Если в нем есть какая-то художественная экзотичность, то это экзотичность эксцентрика в гражданском платье, в сущности говоря, эксцентричность новой машины.
Точно говоря: Эйзенштейн похож на шведский двигатель внутреннего сгорания, приспособленный для сельскохозяйственных работ.
Эйзенштейн начал свою работу в Пролеткульте. Ставил вещи чрезвычайно изумительные: пародийное «На всякого мудреца довольно простоты», «Слышишь, Москва»[487]
и т. д. Сейчас эти вещи задним числом канонизированы, тем более что мало кто их помнит; театр был невелик и не очень полон. Во время же работы театра Пролеткульта самому человеку во время представления бывало жутковато, в особенности когда начинали стрелять под стульями. Если бы был заказан какому-нибудь человеководу — Пушкин, то вряд ли человековод догадался, что для того, чтобы получить Пушкина, хорошо выписать дедушку из Абиссинии.Процесс создания вещи диалектичен, поддается научному анализу, но не решается путем тройного правила арифметики. Для создания героического стиля Эйзенштейна нужно было, чтобы Эйзенштейн прошел через монтаж эксцентрических аттракционов. Пародийная струя, сильная в основе Эйзенштейна, звучит в его первой кинематографической вещи «Стачка». Глуше — в «Броненосце „Потемкине“», но, вероятно, будет развернута инженером Эйзенштейном в конструкции его следующих вещей, потому что на дне инженерного мастерства в искусстве лежит веселость.
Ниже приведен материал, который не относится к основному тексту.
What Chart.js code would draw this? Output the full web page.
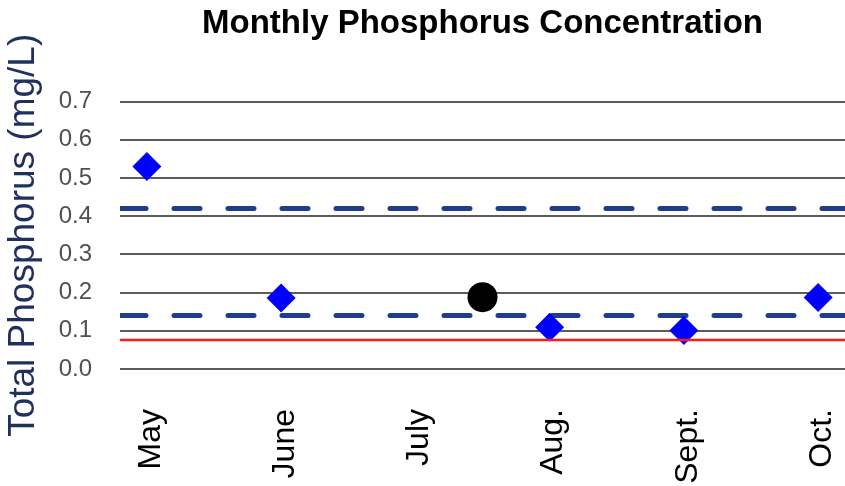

Замысел «Генеральной линии», т. е. одновременное развертывание нескольких линий, нескольких культур, пространственно совмещенных в СССР, причем одна из этих линий — генеральная, этот замысел роднит вещь с «Тремя эпохами» Бастера Китона. Эксцентричность материала, по крайней мере, в замысле резкости сопоставления возвращается к Эйзенштейну. Он вставляет автомобильные гонки в сельскохозяйственную картину; туда же я хотел пристроить к нему корову, просвеченную рентгеном и движущуюся на экране, но Эйзенштейн отказался. Так снабжен собственным материалом, что подарить ему нечего.